JOB | Transcribe the full listing exactly, and drop every picture.

================================

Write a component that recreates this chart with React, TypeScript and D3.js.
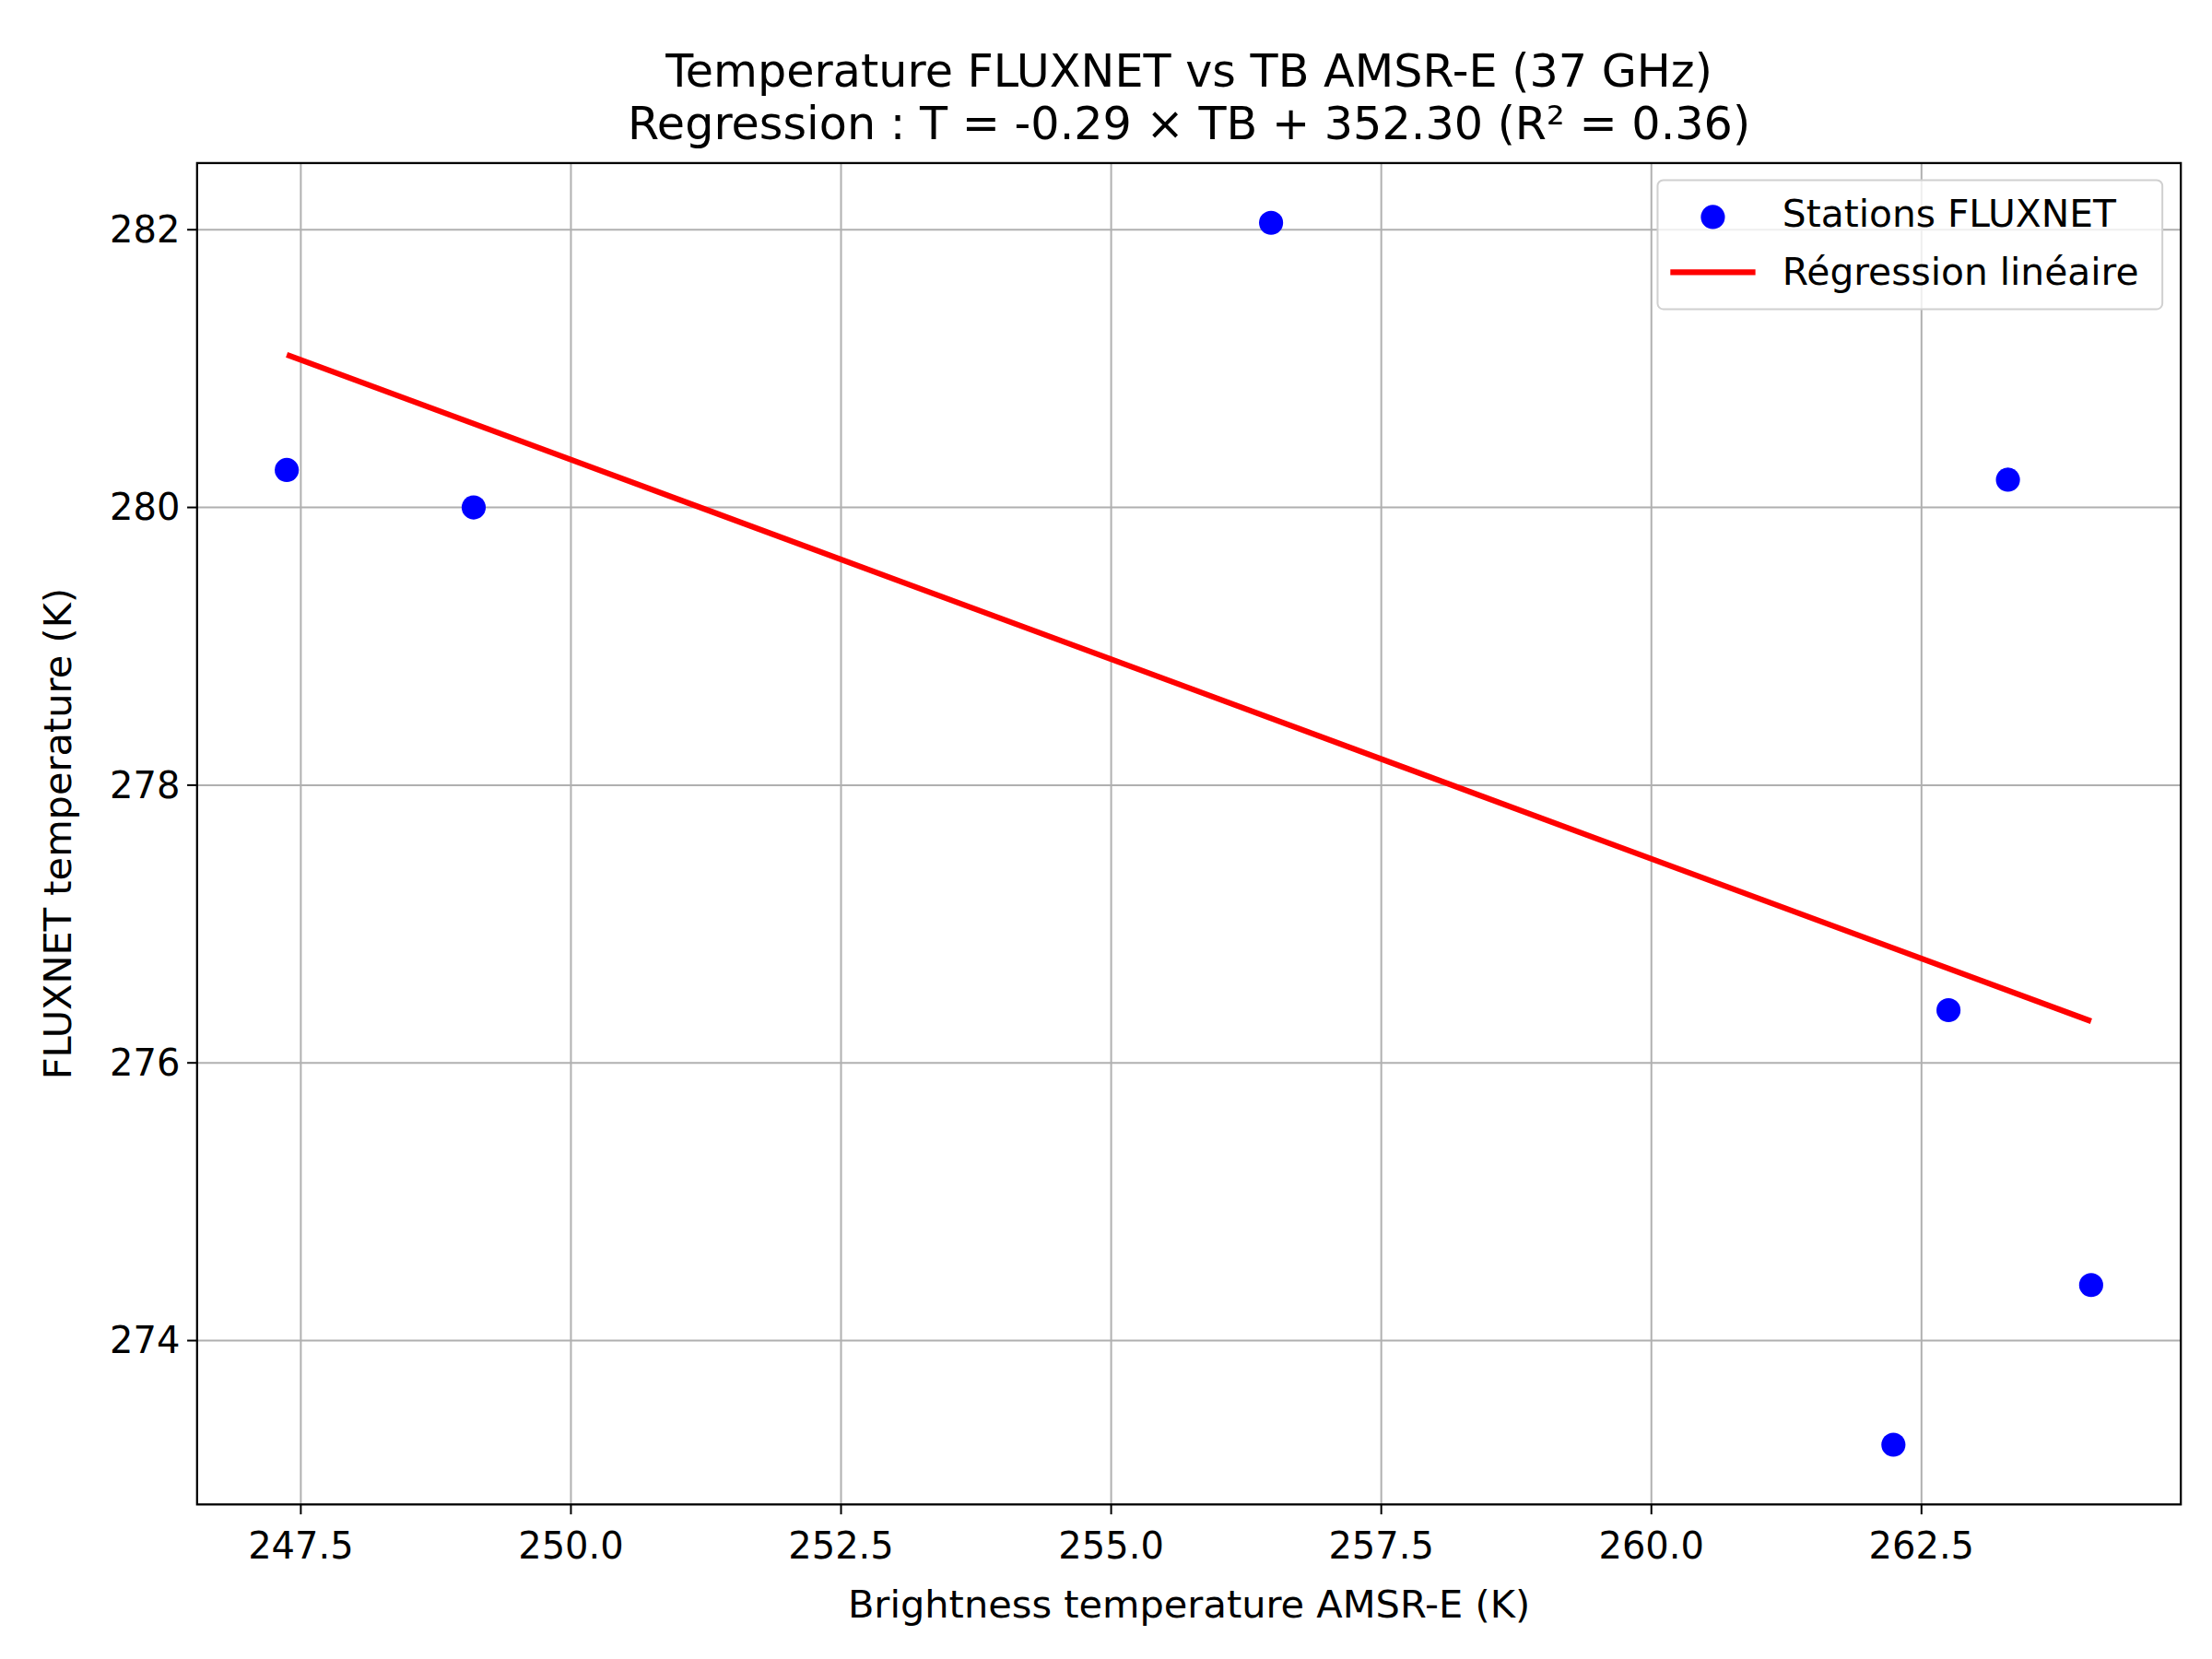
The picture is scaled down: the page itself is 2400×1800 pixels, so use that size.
import * as d3 from 'd3';

// Station points (TB AMSR-E, FLUXNET temperature)
const tbValues = [247.37, 249.1, 256.48, 262.75, 263.3, 264.07, 262.24];
const fluxValues = [280.27, 280.0, 282.05, 276.38, 280.2, 274.4, 273.25];
// Regression line endpoints
const regX = [247.37, 264.07];
const regY = [281.1, 276.3];
const xTicks = [247.5, 250, 252.5, 255, 257.5, 260, 262.5];
const yTicks = [274, 276, 278, 280, 282];

const W = 1560, H = 1170;
const m = { left: 139, right: 1538, top: 115, bottom: 1061 };
const font = 'DejaVu Sans, sans-serif';

export default function App() {
  const x = d3.scaleLinear().domain([246.54, 264.9]).range([m.left, m.right]);
  const y = d3.scaleLinear().domain([272.82, 282.48]).range([m.bottom, m.top]);
  const line = d3.line<number>().x((d) => x(regX[d])).y((d) => y(regY[d]));

  return (
    <svg width={2400} height={1800} viewBox={`0 0 ${W} ${H}`}
      style={{ position: 'absolute', left: 0, top: 0, background: 'white' }} fontFamily={font}>
      {xTicks.map((t) => (
        <g key={'x' + t}>
          <line x1={x(t)} x2={x(t)} y1={m.top} y2={m.bottom} stroke="#b0b0b0" strokeWidth={1.3} />
          <line x1={x(t)} x2={x(t)} y1={m.bottom} y2={m.bottom + 7} stroke="black" strokeWidth={1.3} />
          <text x={x(t)} y={m.bottom + 38} textAnchor="middle" fontSize={26}>{t.toFixed(1)}</text>
        </g>
      ))}
      {yTicks.map((t) => (
        <g key={'y' + t}>
          <line x1={m.left} x2={m.right} y1={y(t)} y2={y(t)} stroke="#b0b0b0" strokeWidth={1.3} />
          <line x1={m.left - 7} x2={m.left} y1={y(t)} y2={y(t)} stroke="black" strokeWidth={1.3} />
          <text x={m.left - 12} y={y(t) + 9} textAnchor="end" fontSize={26}>{t}</text>
        </g>
      ))}
      {tbValues.map((v, i) => (
        <circle key={i} cx={x(v)} cy={y(fluxValues[i])} r={8.5} fill="#0000ff" />
      ))}
      <path d={line([0, 1]) ?? ''} stroke="#ff0000" strokeWidth={4} fill="none" />
      <rect x={m.left} y={m.top} width={m.right - m.left} height={m.bottom - m.top}
        fill="none" stroke="black" strokeWidth={1.5} />
      <g>
        <rect x={1169} y={127} width={356} height={91} rx={4} fill="white" fillOpacity={0.8} stroke="#d0d0d0" strokeWidth={1.3} />
        <circle cx={1208} cy={153} r={8.5} fill="#0000ff" />
        <text x={1257} y={160} fontSize={26.5}>Stations FLUXNET</text>
        <line x1={1178} x2={1238} y1={192} y2={192} stroke="#ff0000" strokeWidth={4} />
        <text x={1257} y={201} fontSize={26.5}>Régression linéaire</text>
      </g>
      <text x={(m.left + m.right) / 2} y={61} textAnchor="middle" fontSize={32}>Temperature FLUXNET vs TB AMSR-E (37 GHz)</text>
      <text x={(m.left + m.right) / 2} y={98} textAnchor="middle" fontSize={32}>Regression : T = -0.29 × TB + 352.30 (R² = 0.36)</text>
      <text x={(m.left + m.right) / 2} y={1141} textAnchor="middle" fontSize={27}>Brightness temperature AMSR-E (K)</text>
      <text transform={`translate(50,${(m.top + m.bottom) / 2}) rotate(-90)`} textAnchor="middle" fontSize={27}>FLUXNET temperature (K)</text>
    </svg>
  );
}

================================

RESULT OF THIS EXERCISE |
Write a component that recreates this chart with React, TypeScript and D3.js.
The picture is scaled down: the page itself is 2400×1800 pixels, so use that size.
import * as d3 from 'd3';

// Station points (TB AMSR-E, FLUXNET temperature)
const tbValues = [247.37, 249.1, 256.48, 262.75, 263.3, 264.07, 262.24];
const fluxValues = [280.27, 280.0, 282.05, 276.38, 280.2, 274.4, 273.25];
// Regression line endpoints
const regX = [247.37, 264.07];
const regY = [281.1, 276.3];
const xTicks = [247.5, 250, 252.5, 255, 257.5, 260, 262.5];
const yTicks = [274, 276, 278, 280, 282];

const W = 1560, H = 1170;
const m = { left: 139, right: 1538, top: 115, bottom: 1061 };
const font = 'DejaVu Sans, sans-serif';

export default function App() {
  const x = d3.scaleLinear().domain([246.54, 264.9]).range([m.left, m.right]);
  const y = d3.scaleLinear().domain([272.82, 282.48]).range([m.bottom, m.top]);
  const line = d3.line<number>().x((d) => x(regX[d])).y((d) => y(regY[d]));

  return (
    <svg width={2400} height={1800} viewBox={`0 0 ${W} ${H}`}
      style={{ position: 'absolute', left: 0, top: 0, background: 'white' }} fontFamily={font}>
      {xTicks.map((t) => (
        <g key={'x' + t}>
          <line x1={x(t)} x2={x(t)} y1={m.top} y2={m.bottom} stroke="#b0b0b0" strokeWidth={1.3} />
          <line x1={x(t)} x2={x(t)} y1={m.bottom} y2={m.bottom + 7} stroke="black" strokeWidth={1.3} />
          <text x={x(t)} y={m.bottom + 38} textAnchor="middle" fontSize={26}>{t.toFixed(1)}</text>
        </g>
      ))}
      {yTicks.map((t) => (
        <g key={'y' + t}>
          <line x1={m.left} x2={m.right} y1={y(t)} y2={y(t)} stroke="#b0b0b0" strokeWidth={1.3} />
          <line x1={m.left - 7} x2={m.left} y1={y(t)} y2={y(t)} stroke="black" strokeWidth={1.3} />
          <text x={m.left - 12} y={y(t) + 9} textAnchor="end" fontSize={26}>{t}</text>
        </g>
      ))}
      {tbValues.map((v, i) => (
        <circle key={i} cx={x(v)} cy={y(fluxValues[i])} r={8.5} fill="#0000ff" />
      ))}
      <path d={line([0, 1]) ?? ''} stroke="#ff0000" strokeWidth={4} fill="none" />
      <rect x={m.left} y={m.top} width={m.right - m.left} height={m.bottom - m.top}
        fill="none" stroke="black" strokeWidth={1.5} />
      <g>
        <rect x={1169} y={127} width={356} height={91} rx={4} fill="white" fillOpacity={0.8} stroke="#d0d0d0" strokeWidth={1.3} />
        <circle cx={1208} cy={153} r={8.5} fill="#0000ff" />
        <text x={1257} y={160} fontSize={26.5}>Stations FLUXNET</text>
        <line x1={1178} x2={1238} y1={192} y2={192} stroke="#ff0000" strokeWidth={4} />
        <text x={1257} y={201} fontSize={26.5}>Régression linéaire</text>
      </g>
      <text x={(m.left + m.right) / 2} y={61} textAnchor="middle" fontSize={32}>Temperature FLUXNET vs TB AMSR-E (37 GHz)</text>
      <text x={(m.left + m.right) / 2} y={98} textAnchor="middle" fontSize={32}>Regression : T = -0.29 × TB + 352.30 (R² = 0.36)</text>
      <text x={(m.left + m.right) / 2} y={1141} textAnchor="middle" fontSize={27}>Brightness temperature AMSR-E (K)</text>
      <text transform={`translate(50,${(m.top + m.bottom) / 2}) rotate(-90)`} textAnchor="middle" fontSize={27}>FLUXNET temperature (K)</text>
    </svg>
  );
}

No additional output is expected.